Officials in Seoul are calling on North Korea to agree to a joint investigation into the incident, which prompted an apology from North Korean leader Kim Jong Un, who said the killing should not have happened.
South Korea’s President Moon Jae-in said on Monday that military hotlines with North Korea should be restored to prevent unexpected incidents. North Korea severed the inter-Korean hotlines this year as relations soured.
Moon called Kim’s apology “unprecedented, very rare and special” and a sign that North Korea did not want relations to worsen. He added that communication must resume to prevent future problems.
As of Monday, the North had not responded to the call for a joint investigation.
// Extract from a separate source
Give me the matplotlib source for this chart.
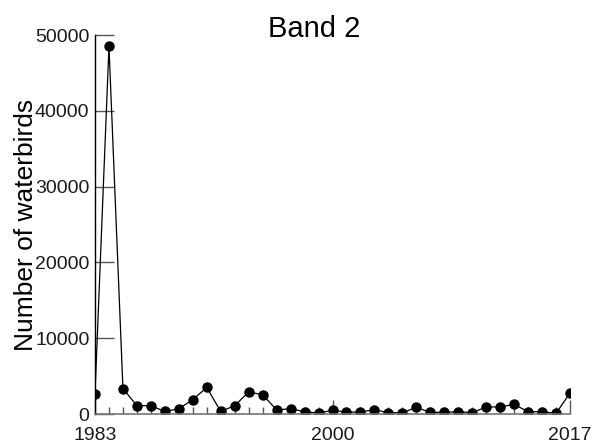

On Sunday, its state media issued a statement complaining that South Korea’s naval operations had entered its territorial waters in the area, off the west coast of the peninsula, threatening to raise tensions.
“We have never crossed the Northern Limit Line to the North’s side, but there has been differences in how the two Koreas mark the waters,” South Korea Coast Guard Lt. Lee Hong-chear said, referring to a disputed maritime demarcation that dates to the end of the 1950-1953 Korean War.
At least six aircraft and 45 vessels were participating in the search, including 36 ships from the coast guard and navy, and nine boats from the fisheries ministry and private owners, Lee said.
North Korea said on Sunday it was conducting its own search for the man’s body, and said it was considering ways to hand it over to the South if found.